About the author
A. J. Steiger graduated from Columbia College in Chicago, where she majored in fiction writing. She has lived her whole life in the Chicago suburbs, though she enjoys regular visits to other galaxies and dimensions in her mind. She’s a freelance writer and transcriptionist with an enthusiasm for anime and pancake houses. Mindwalker is her first book for young adults.
1. What got you into writing?
I’ve been writing for as long as I can remember. I feel like I was born with the impulse to tell stories. When I was a kid, I would handwrite everything; I filled up dozens of yellow legal pads and notebooks with scenes and short stories. Once I got a computer as a teenager, I wrote my first full-length novel. To me, typing is a lot more fluid and natural than writing by hand. I can edit as I go along, play with the order of paragraphs and sentences, etc. It feels very organic.
2. Where did the idea for MINDWALKER come from?
I’ve always been fascinated and disturbed by the idea of memory modification. There’s a quote from Gregory Maguire that I like—“Memory is a part of the present. It builds us up inside; it knits our bones to our muscles and keeps our hearts pumping.” The power to alter someone’s memories is the power to change their identity.

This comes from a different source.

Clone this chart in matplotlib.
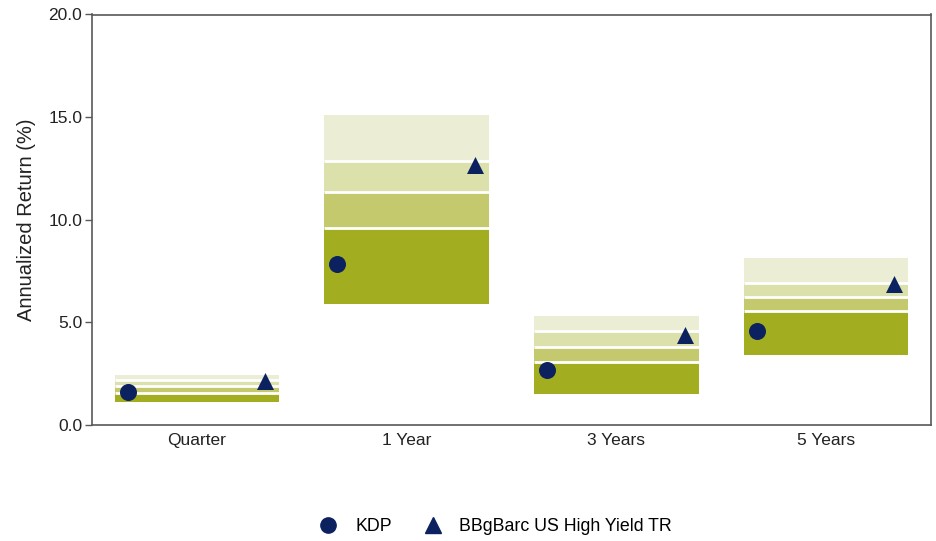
import matplotlib
matplotlib.use("Agg")
import matplotlib.pyplot as plt
from matplotlib.lines import Line2D

categories = ["Quarter", "1 Year", "3 Years", "5 Years"]
p95 = [2.45, 15.09, 5.33, 8.13]
p75 = [2.20, 12.85, 4.60, 6.94]
p50 = [1.92, 11.35, 3.82, 6.24]
p25 = [1.57, 9.61, 3.06, 5.53]
p05 = [1.12, 5.90, 1.50, 3.40]
kdp = [1.62, 7.84, 2.68, 4.60]
bench = [2.13, 12.65, 4.40, 6.85]
yticks = [0.0, 5.0, 10.0, 15.0, 20.0]

plt.rcParams['font.family'] = ['Liberation Sans', 'DejaVu Sans']

band_colors = ["#A2AD1F", "#C3C96C", "#DCE0AA", "#EBEDD4"]
navy = "#0B2160"
frame = "#595959"

fig = plt.figure(figsize=(9.36, 5.41), dpi=100)
ax = fig.add_axes([92/936, (541-425)/541, (931-92)/936, (425-14.5)/541])

width = 0.785
x = list(range(len(categories)))
lows = [p05, p25, p50, p75]
highs = [p25, p50, p75, p95]
for lo, hi, c in zip(lows, highs, band_colors):
    ax.bar(x, [h - l for h, l in zip(hi, lo)], bottom=lo, width=width,
           color=c, edgecolor='none', zorder=2)
for b in (p25, p50, p75):
    for xi, v in zip(x, b):
        ax.hlines(v, xi - width/2, xi + width/2, colors='white', lw=2.0, zorder=3)

ax.scatter([xi - 0.33 for xi in x], kdp, marker='o', s=150, color=navy, zorder=4, linewidths=0)
ax.scatter([xi + 0.325 for xi in x], bench, marker='^', s=150, color=navy, zorder=4, linewidths=0)

ax.set_xlim(-0.5, 3.5)
ax.set_ylim(0, 20)
ax.set_yticks(yticks)
ax.set_yticklabels([f"{v:.1f}" for v in yticks], fontsize=12.5, color="#222222")
ax.set_xticks(x)
ax.set_xticklabels(categories, fontsize=12.5, color="#222222")
ax.tick_params(axis='x', length=0, pad=6)
ax.tick_params(axis='y', length=5, width=1, color=frame, pad=2)
for s in ax.spines.values():
    s.set_color(frame)
    s.set_linewidth(1.2)
ax.set_ylabel("Annualized Return (%)", fontsize=14.5, color="#222222", labelpad=9)

handles = [Line2D([], [], marker='o', color=navy, linestyle='none', markersize=11),
           Line2D([], [], marker='^', color=navy, linestyle='none', markersize=11)]
fig.legend(handles, ["KDP", "BBgBarc US High Yield TR"], loc='center',
           bbox_to_anchor=(0.525, 0.026), ncol=2, frameon=False, fontsize=12.8,
           handletextpad=0.5, columnspacing=1.3)

fig.savefig("out.png", dpi=100)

I started thinking about how people might use memory modification to forget past traumas, like war and abuse. But I wanted to take the idea even further and explore the larger social ramifications. What happens to truth when we can manipulate what we remember? How might institutions use this power to control public perception? What happens to human rights, especially for vulnerable minorities, when technology can trespass so freely in the most private sphere—the mind?
3. Who are some of your favourite authors?
It’s really hard for me to pick a favorite. I like Lev Grossman’s The Magicians and its sequels, as well as Philip Pullman’s Dark Materials trilogy. When I was a teen, I read a lot of fantasy and science fiction by Mercedes Lackey and Andre Norton. I’m also a fan of Stephen King’s earlier work, particularly his dark fantasy.
4. Who inspires you?
Temple Grandin. She’s an animal scientist and autism activist, and she got people thinking in different ways about a lot of issues. I’m inspired by anyone who challenges the dominant paradigm, who defies categories and labels or shatters prejudices.
5. What do you do when you're not writing?
I read, watch movies, daydream, and spend time with the people I love. A lot of my hobbies are indoor things, so I make an effort to get out into the world every so often and remind myself that there’s a universe beyond the screen and the page. I go for walks in the woods. I visit museums and aquariums. I’m fascinated by nature and living things.